My Loki and Tempo Configuration
Loki and Tempo also run based on Helm charts (grafana/loki and grafana/tempo-distributed) with values.yaml files to customize.
Both services point at the same Minio endpoint with credentials injected via Kubernetes secrets and -config.expand-env=true so Helm can keep them templated. Loki writes blocks (index + chunks) to Minio object storage; the only PVCs it uses are for cache/WAL durability. Tempo’s ingesters stay ephemeral and also flush to Minio, with the compactor doing the long-term storage/retention work.
Setting up the integration in the Shopify Admin
Once you have everything set up to ingest the logs and traces, you can set things up in your Shopify Admin using the HTTP sink.
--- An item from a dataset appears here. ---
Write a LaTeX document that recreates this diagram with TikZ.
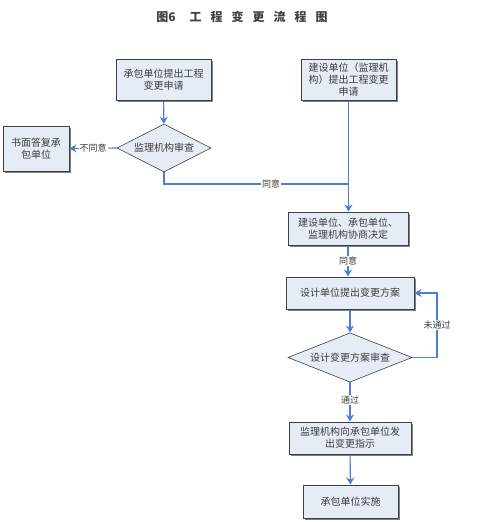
\documentclass[tikz,border=0pt]{standalone}
\usepackage{fontspec}
\setmainfont{Noto Sans CJK SC}
\XeTeXlinebreaklocale "zh"
\usepackage{xcolor}
\usepackage{tikz}
\usetikzlibrary{arrows.meta,shapes.geometric,shadows}
\definecolor{flowblue}{RGB}{74,126,208}
\definecolor{boxfill}{RGB}{230,236,246}
\definecolor{textgray}{RGB}{60,60,60}

\begin{document}
\begin{tikzpicture}[x=1pt,y=-1pt,
  procbox/.style={draw=black!75,line width=1pt,fill=boxfill,font=\fontsize{10}{12}\selectfont,text=textgray,align=center,inner sep=1pt,drop shadow={shadow xshift=1.5pt,shadow yshift=-1.5pt,fill=black!50,opacity=1}},
  checkbox/.style={diamond,draw=black!75,line width=0.6pt,fill=boxfill,font=\fontsize{10}{12}\selectfont,text=textgray,aspect=2,inner sep=0pt},
  flow/.style={flowblue,line width=1.1pt,-{Stealth[length=7pt,width=8pt]}},
  flowline/.style={flowblue,line width=1.1pt},
  lab/.style={fill=white,inner sep=1pt,font=\fontsize{9}{10}\selectfont,text=textgray}]
  \useasboundingbox (0,0) rectangle (478,522);
  \node[font=\fontsize{12}{14}\selectfont\bfseries,text=black!75] (title) at (242,17) {图6\hspace{14pt}{\addfontfeature{LetterSpace=75}工程变更流程图}};
  \node[procbox,minimum width=95pt,minimum height=41pt] (req) at (163.5,80) {承包单位提出工程\\变更申请};
  \node[checkbox,minimum width=94pt,minimum height=48pt] (chk) at (164,148) {监理机构审查};
  \node[procbox,minimum width=66pt,minimum height=45pt] (reply) at (36,148.5) {书面答复承\\包单位};
  \node[procbox,minimum width=95pt,minimum height=41pt] (owner) at (348.5,80) {建设单位（监理机\\构）提出工程变更\\申请};
  \node[procbox,minimum width=120pt,minimum height=33pt] (joint) at (348,228.5) {建设单位、承包单位、\\监理机构协商决定};
  \node[procbox,minimum width=128pt,minimum height=32pt] (design) at (350,293) {设计单位提出变更方案};
  \node[checkbox,minimum width=124pt,minimum height=49pt] (review) at (350,357.5) {设计变更方案审查};
  \node[procbox,minimum width=122pt,minimum height=32pt] (order) at (350,438) {监理机构向承包单位发\\出变更指示};
  \node[procbox,minimum width=95pt,minimum height=33pt] (build) at (350.5,501.5) {承包单位实施};
  \coordinate (join) at (owner.south |- 0,184);
  \coordinate (back) at (437,357.5);
  \draw[flow] (req) -- (chk);
  \draw[flow] (chk.west) -- node[lab] {不同意} (reply.east);
  \draw[flowline] (chk.south) |- node[lab,pos=0.79] {同意} (join);
  \draw[flow] (owner.south) -- (owner.south |- joint.north);
  \draw[flow] (joint.south) -- node[lab] {同意} (design.north -| joint.south);
  \draw[flow] (design) -- (review);
  \draw[flow] (review.east) -- (back) |- node[lab,pos=0.25] {未通过} (design.east);
  \draw[flow] (review.south) -- node[lab,pos=0.45] {通过} (order.north);
  \draw[flow] (order) -- (build);
\end{tikzpicture}
\end{document}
See an example of how mine is set up here

Grafana Dashboards and Exploration
So what can you do once logs are in Loki and traces in Tempo? Grafana now becomes the window into the application's behavior. I can use it to query logs in Loki, explore traces in Tempo to understand request flows, identify bottlenecks, and debug issues, and create custom dashboards based on the logs to monitor the application.
View logs

View Traces

Correlate logs and Traces

Create a dashboard for a high level overview.
You can get it here and import it directly into Grafana

This self-hosted solution offers a powerful and flexible way to monitor Oxygen workers. While my current volume is low, the underlying components are designed for scale and should provide a solid foundation for future growth!